Le FMI a révisé la croissance de la Chine à la hausse à 5 pour cent pour 2024, mais a indiqué que cela ne durerait pas, la croissance ralentissant à 4,5 pour cent en 2025 et continuant à décélérer à moyen terme, tombant à 3,3 pour cent en 2029.

Comme c’est toujours le cas dans les rapports des banques centrales et des institutions financières mondiales, la mise à jour du FMI a mis l’accent sur les salaires dans la prétendue lutte contre l’inflation.

Dans son billet de blogue, Gourinchas a déclaré que «les prix des services et l’inflation des salaires sont les deux principaux sujets de préoccupation en ce qui concerne la trajectoire de désinflation» et a affirmé que «les salaires réels sont maintenant proches des niveaux prépandémiques dans de nombreux pays».

Cette affirmation est en contradiction directe avec l’expérience vécue par des centaines de millions de travailleurs dans le monde, qui ont été frappés par l’augmentation des coûts des biens essentiels et la réduction de leurs revenus disponibles, en raison de l’augmentation des remboursements d’emprunts hypothécaires résultant de la hausse des taux d’intérêt.

Il est indéniable que la flambée de l’inflation, qui a débuté en 2021, n’avait rien à voir avec les revendications salariales, mais était le résultat de la crise de la chaîne d’approvisionnement déclenchée par la pandémie, des effets de la guerre en Ukraine provoquée par les États-Unis et l’OTAN et des super profits engrangés par les géants mondiaux de l’alimentation et de l’énergie.

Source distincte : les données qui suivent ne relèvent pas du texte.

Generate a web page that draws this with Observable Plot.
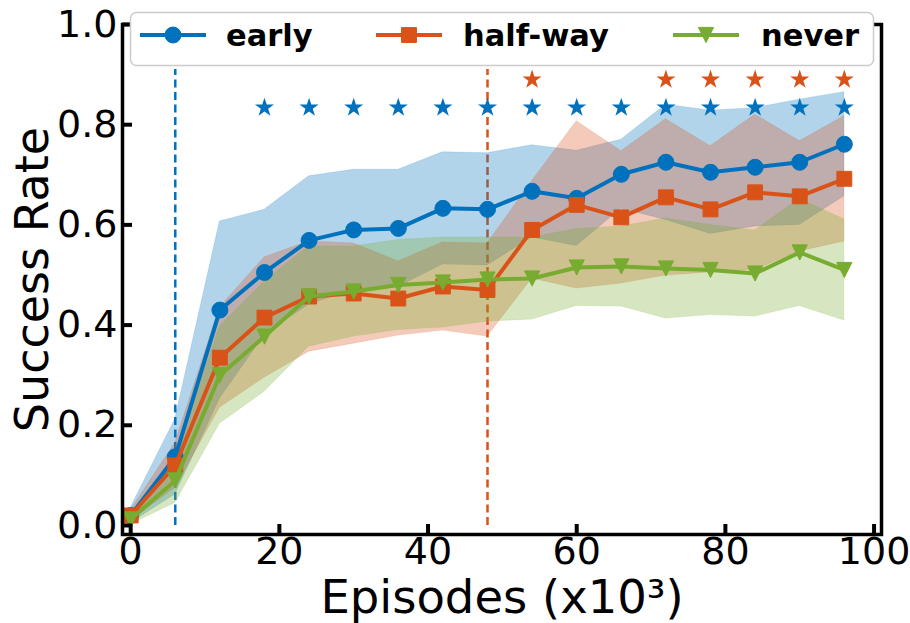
<!DOCTYPE html>
<html><head><meta charset="utf-8">
<script src="https://cdn.jsdelivr.net/npm/d3@7"></script>
<script src="https://cdn.jsdelivr.net/npm/@observablehq/plot@0.6"></script>
<style>body{margin:0;background:#fff} svg{display:block}</style>
</head><body><div id="chart"></div>
<script>
// ---- data ----
const episodes = [0, 6, 12, 18, 24, 30, 36, 42, 48, 54, 60, 66, 72, 78, 84, 90, 96];
const early    = [0.02, 0.137, 0.43, 0.505, 0.569, 0.59, 0.593, 0.633, 0.631, 0.667, 0.653, 0.701, 0.725, 0.705, 0.715, 0.725, 0.761];
const earlyStd = [0.015, 0.075, 0.177, 0.125, 0.128, 0.12, 0.117, 0.112, 0.112, 0.092, 0.095, 0.069, 0.115, 0.123, 0.118, 0.125, 0.104];
const halfway    = [0.02, 0.12, 0.335, 0.415, 0.457, 0.463, 0.453, 0.477, 0.47, 0.59, 0.64, 0.615, 0.655, 0.631, 0.665, 0.657, 0.692];
const halfwayStd = [0.01, 0.045, 0.1, 0.12, 0.11, 0.1, 0.074, 0.088, 0.093, 0.097, 0.167, 0.132, 0.156, 0.126, 0.155, 0.11, 0.125];
const never    = [0.012, 0.09, 0.30, 0.377, 0.457, 0.467, 0.48, 0.485, 0.491, 0.493, 0.515, 0.517, 0.513, 0.51, 0.503, 0.545, 0.51];
const neverStd = [0.01, 0.045, 0.097, 0.11, 0.1, 0.09, 0.09, 0.09, 0.084, 0.082, 0.077, 0.08, 0.1, 0.09, 0.086, 0.107, 0.101];

const seriesNames  = ["early", "half-way", "never"];
const seriesColors = ["#0072BD", "#D95319", "#77AC30"];

const switchEpisodes = [6, 48];          // dashed vertical lines (early, half-way)
const switchTop = 0.91;

const starsEarly = [18, 24, 30, 36, 42, 48, 54, 60, 66, 72, 78, 84, 90, 96];
const starsEarlyLevel = 0.834;
const starsHalf = [54, 72, 78, 84, 90, 96];
const starsHalfLevel = 0.89;

const xTicks = [0, 20, 40, 60, 80, 100];
const yTicks = [0, 0.2, 0.4, 0.6, 0.8, 1.0];
const xLabel = "Episodes (x10³)";
const yLabel = "Success Rate";

// ---- build tables ----
const means = [early, halfway, never];
const stds = [earlyStd, halfwayStd, neverStd];
const tables = means.map((m, s) => episodes.map((x, i) => ({
  x, y: m[i], lo: m[i] - stds[s][i], hi: m[i] + stds[s][i], series: seriesNames[s]
})));

const triangleDown = {
  draw(ctx, size) {
    const r = Math.sqrt(size / Math.PI);
    ctx.moveTo(-r, -r); ctx.lineTo(r, -r); ctx.lineTo(0, r); ctx.closePath();
  }
};
const symbols = ["circle", "square", triangleDown];
const radii = [8, 8.4, 7.6];

const marks = [];
switchEpisodes.forEach((e, i) => {
  marks.push(Plot.ruleX([e], {y1: 0, y2: switchTop, stroke: seriesColors[i], strokeWidth: 2.5, strokeDasharray: "8,4.5"}));
});
tables.forEach((t, s) => {
  marks.push(Plot.areaY(t, {x: "x", y1: "lo", y2: "hi", fill: seriesColors[s], fillOpacity: 0.3,
    stroke: seriesColors[s], strokeOpacity: 0.15, strokeWidth: 1}));
});
tables.forEach((t, s) => {
  marks.push(Plot.line(t, {x: "x", y: "y", stroke: seriesColors[s], strokeWidth: 4, strokeLinejoin: "round"}));
  marks.push(Plot.dot(t, {x: "x", y: "y", symbol: symbols[s], r: radii[s], fill: seriesColors[s], stroke: seriesColors[s], strokeWidth: 1}));
});
marks.push(Plot.dot(starsEarly, {x: d => d, y: () => starsEarlyLevel, symbol: "star", r: 6, fill: seriesColors[0]}));
marks.push(Plot.dot(starsHalf, {x: d => d, y: () => starsHalfLevel, symbol: "star", r: 6, fill: seriesColors[1]}));
marks.push(Plot.frame({stroke: "black", strokeWidth: 3.5}));
marks.push(Plot.axisX(xTicks, {tickSize: -10, tickPadding: 13, fontSize: 38, strokeWidth: 4, label: null, stroke: "black", fill: "black"}));
marks.push(Plot.axisY(yTicks, {tickSize: -10, tickPadding: 15, fontSize: 38, strokeWidth: 4, label: null, tickFormat: d => d.toFixed(1), stroke: "black", fill: "black"}));
marks.push(Plot.text([xLabel], {frameAnchor: "bottom", dy: 64, fontSize: 46.5, fill: "black", lineAnchor: "middle", textAnchor: "middle"}));
marks.push(Plot.text([yLabel], {frameAnchor: "left", dx: -89, rotate: -90, fontSize: 46, fill: "black", lineAnchor: "middle", textAnchor: "middle"}));

const chart = Plot.plot({
  width: 910, height: 623,
  marginLeft: 122, marginRight: 29, marginTop: 24, marginBottom: 89,
  x: {domain: [-1.1, 101]},
  y: {domain: [-0.018, 1.0]},
  style: {fontFamily: "DejaVu Sans", background: "white", color: "black", overflow: "visible"},
  marks
});
document.getElementById("chart").appendChild(chart);

// ---- legend (drawn on top, inside the svg) ----
const svg = d3.select(chart);
const lg = svg.append("g");
lg.append("rect").attr("x", 130.5).attr("y", 12.5).attr("width", 743).attr("height", 53).attr("rx", 6)
  .attr("fill", "white").attr("stroke", "#cccccc").attr("stroke-width", 1.5);
const slots = [{lx: 140, tx: 226}, {lx: 376, tx: 463}, {lx: 673, tx: 761}];
seriesNames.forEach((name, s) => {
  const {lx, tx} = slots[s];
  lg.append("line").attr("x1", lx).attr("x2", lx + 66).attr("y1", 35).attr("y2", 35)
    .attr("stroke", seriesColors[s]).attr("stroke-width", 4);
  const sym = typeof symbols[s] === "string" ? (symbols[s] === "circle" ? d3.symbolCircle : d3.symbolSquare) : symbols[s];
  lg.append("path").attr("transform", `translate(${lx + 33},35)`)
    .attr("d", d3.symbol(sym, Math.PI * radii[s] * radii[s])())
    .attr("fill", seriesColors[s]).attr("stroke", seriesColors[s]).attr("stroke-width", 1);
  lg.append("text").attr("x", tx).attr("y", 46).text(name)
    .attr("text-anchor", "start")
    .attr("font-family", "DejaVu Sans").attr("font-weight", "bold").attr("font-size", 30.5).attr("fill", "black");
});
</script></body></html>
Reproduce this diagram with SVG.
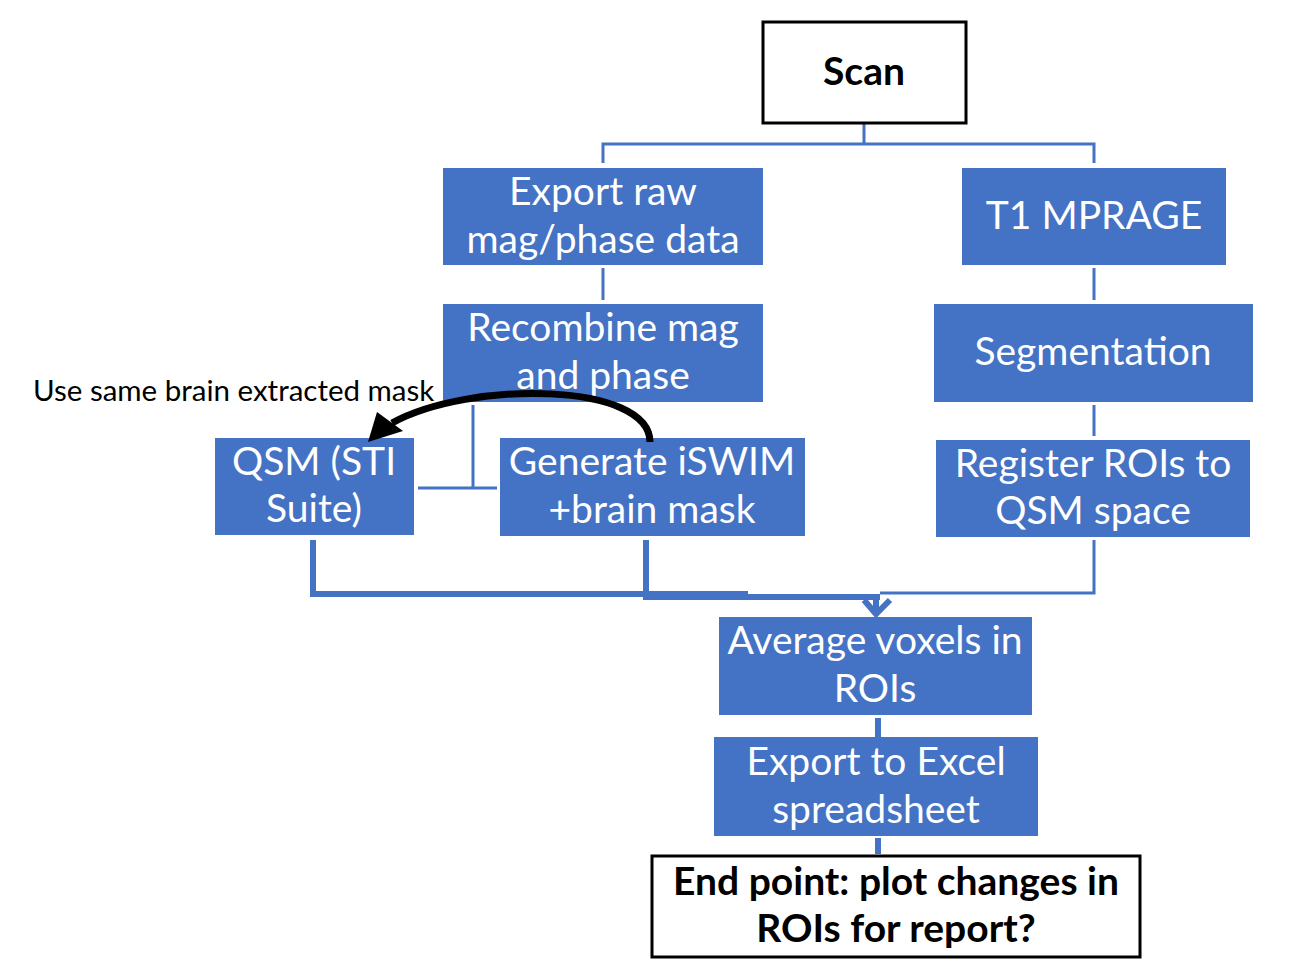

Mais le capital financier et ses représentants tels que le FMI exigent que la classe ouvrière paie, par la répression des revendications salariales via des accords salariaux sous l’inflation, imposés par les bureaucraties syndicales, et l'augmentation du chômage désignée par euphémisme comme le «refroidissement» de l'économie.

Le FMI a également averti que «l’escalade des tensions commerciales pourrait accroître les risques d’inflation à court terme en augmentant les coûts des biens importés tout le long de la chaîne d’approvisionnement».

Dans son blogue, Gourinchas s’est attardé sur cette question, notant que «le démantèlement progressif de notre système commercial multilatéral est une autre préoccupation majeure».

«De plus en plus de pays font désormais cavalier seul, imposant des droits de douane unilatéraux ou des mesures de politique industrielle dont la conformité avec les règles de l’Organisation mondiale du commerce est, au mieux, discutable.»

Ces mesures menacent de «fausser les échanges et l’allocation des ressources, d’entraîner des représailles, d’affaiblir la croissance, de diminuer le niveau de vie et de rendre plus difficile la coordination des politiques qui visent à relever les défis mondiaux, tels que la transition climatique».

La mise à jour elle-même se termine par un faible appel à tous les pays pour qu’ils «réduisent le recours aux mesures de distorsion des échanges et s’efforcent plutôt de renforcer le système commercial multilatéral».

Mais bien qu’il ne puisse pas le reconnaître publiquement, le FMI sait très bien que cela n’aura pas lieu, alors que l’ordre économique d’après-guerre se désintègre visiblement dans des conditions de rivalités économiques et géostratégiques croissantes et de plongée vers la guerre.